= Bert Shard =

Australian politician

Albert James Shard (13 August 1902 – 29 November 1991) was a politician in the State of South Australia.

==History==
Bert Shard was born in Maldon, Victoria to Henry Shard (died 12 June 1928) and Charlotte Warren "Lot" Shard, née Peake, (ca.1870 – 20 February 1953) and left school at age 14, by which time he was living in Broken Hill. He worked in many jobs: as a barber's boy, shop assistant, cordial factory employee, bitumen spreader, and in a fruit packing shed at Merbein in 1919. The big strike of that year forced his parents to leave Broken Hill, and they moved to 3 Vine Street Prospect. In 1922, he was a shop assistant, and in 1924 he started driving a bread cart for Nicholls Bros. of Nailsworth. In 1927 he was fined £11/10/ for his part in an illegal gambling operation at the Northern Hotel, Enfield.

He was a delegate to ALP Council meetings from 1928 as the representative of the Breadcarters' Union, and in 1936 became their full-time secretary, and greatly increased the influence of that organisation. He became a member of the Australian Labor Party executive in 1940, and held that position for many years.

In 1944 he was elected to the Prospect seat in the House of Assembly. At the declaration of the poll in 1944 he made a forceful attack on the Communist Party and its leader Dr. Alan Finger, who was one of his opponents.

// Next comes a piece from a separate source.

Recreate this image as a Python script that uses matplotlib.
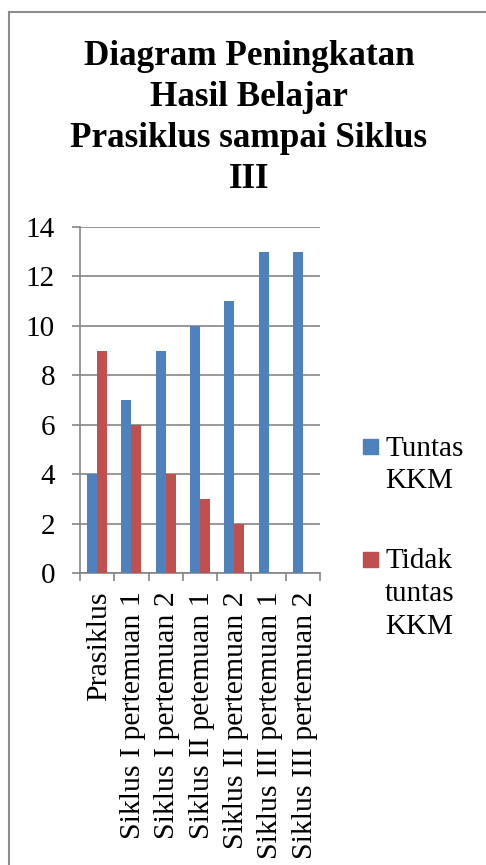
import matplotlib
matplotlib.use("Agg")
import matplotlib.pyplot as plt
from matplotlib.patches import Rectangle
from matplotlib.lines import Line2D
import numpy as np

categories = ["Prasiklus", "Siklus I pertemuan 1", "Siklus I pertemuan 2",
              "Siklus II petemuan 1", "Siklus II pertemuan 2",
              "Siklus III pertemuan 1", "Siklus III pertemuan 2"]
tuntas = [4, 7, 9, 10, 11, 13, 13]
tidak_tuntas = [9, 6, 4, 3, 2, 0, 0]
series_names = ["Tuntas\nKKM", "Tidak\ntuntas\nKKM"]
title_lines = ["Diagram Peningkatan", "Hasil Belajar", "Prasiklus sampai Siklus", "III"]
yticks = [0, 2, 4, 6, 8, 10, 12, 14]

BLUE = "#4F81BD"
RED = "#C0504D"
GRID = "#868686"
FONT = "Liberation Serif"

W, H = 486, 865
fig = plt.figure(figsize=(W / 100, H / 100), dpi=100)
plt.rcParams["font.family"] = FONT

def fx(px):
    return px / W

def fy(py):
    return 1 - py / H

# figure border (left and top)
fig.add_artist(Line2D([fx(8.5), fx(8.5)], [fy(11.5), 0], color="#8C8C8C", lw=1.5, transform=fig.transFigure))
fig.add_artist(Line2D([fx(8.5), 1], [fy(11.5), fy(11.5)], color="#8C8C8C", lw=1.5, transform=fig.transFigure))

# title
for i, line in enumerate(title_lines):
    fig.text(fx(249), fy(65 + 41 * i), line, ha="center", va="baseline",
             fontsize=25.3, fontweight="bold", family=FONT)

ax = fig.add_axes([fx(80), fy(573), fx(320) - fx(80), fy(227) - fy(573)])
x = np.arange(len(categories))
bw = 0.29
ax.bar(x - bw / 2, tuntas, width=bw, color=BLUE, zorder=3)
ax.bar(x + bw / 2, tidak_tuntas, width=bw, color=RED, zorder=3)

ax.set_xlim(-0.5, len(categories) - 0.5)
ax.set_ylim(0, 14)
ax.set_yticks(yticks)
ax.set_yticklabels([str(v) for v in yticks], fontsize=21, family=FONT)
ax.yaxis.grid(True, color=GRID, lw=1.2, zorder=0)
ax.set_axisbelow(True)

ax.set_xticks(np.arange(-0.5, len(categories), 1.0))
ax.set_xticklabels([])
ax.set_xticks(x + 0.05, minor=True)
ax.set_xticklabels(categories, minor=True, rotation=90, fontsize=21.5, family=FONT,
                   va="top", ha="center")
ax.tick_params(axis="x", which="minor", length=0, pad=13)
ax.tick_params(axis="x", which="major", length=6, width=1.2, color=GRID)
ax.tick_params(axis="y", length=6, width=1.2, color=GRID, pad=12)

for s in ["top", "right"]:
    ax.spines[s].set_visible(False)
for s in ["left", "bottom"]:
    ax.spines[s].set_color(GRID)
    ax.spines[s].set_linewidth(1.2)

# legend
legend_items = [(BLUE, series_names[0], 446.5), (RED, series_names[1], 559)]
for color, name, cy in legend_items:
    fig.add_artist(Rectangle((fx(363), fy(cy + 7.5)), fx(15), 15 / H, color=color,
                             transform=fig.transFigure))
    for j, ln in enumerate(name.split("\n")):
        fig.text(fx(385), fy(cy + 9.5 + 32.5 * j), ln, ha="left", va="baseline",
                 fontsize=21, family=FONT)

fig.savefig("out.png", dpi=100)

He served for a year as a Government representative on the board of the University of Adelaide, then lost his seat in Parliament at the following election in 1947.

In 1949 he was elected secretary of the Trades and Labor Council, and in 1940 elected secretary of the Trades Hall management committee and secretary of the Labor Day celebration committee. In 1949, as a moderate, he deposed Tom Garland (a former Communist) as secretary of the Trades and Labor Council, winning the election by 17 votes. The same year, he was made treasurer of the Breadcarters' Union, and held that position for many years.
In 1951 he represented Australian workers at the International Labour Organization conference at Geneva, and during that trip attended a garden party at Buckingham Palace, which infuriated some of members of Trades Hall.
In 1953 he represented the ACTU at the New Zealand Federation of Labor conference.

In February 1956 he was elected to the Legislative Council as a member for Central No. 1 district, and held the seat until July 1975.

Shard was made an Officer of the Order of Australia (AO) in the 1977 Australia Day Honours for service to government.

==Other interests==
He played lawn bowls and was for a time president of the Broadview Bowling Club.

He was a longtime supporter of junior football clubs in the North Adelaide district and a follower of the North Adelaide Football Club, and a committee member from 1940 to 1947, then was reelected in 1950.

==Family==
He married Muriel Mavis Whiting in 1927; they had two sons:
- Bruce Walter Shard (1928–1999)
- Ross David Shard (10 September 1929 – )
They lived at Goldfinch Avenue, Cowandilla in 1925 and at 6 Le Cornu Street Broadview in 1950.

He had an older brother Walter Henry Shard (c. 1893 – 4 December 1951), born in Bendigo, worked and died in Broken Hill. Other siblings were Evelyn, Bessie and Leonard.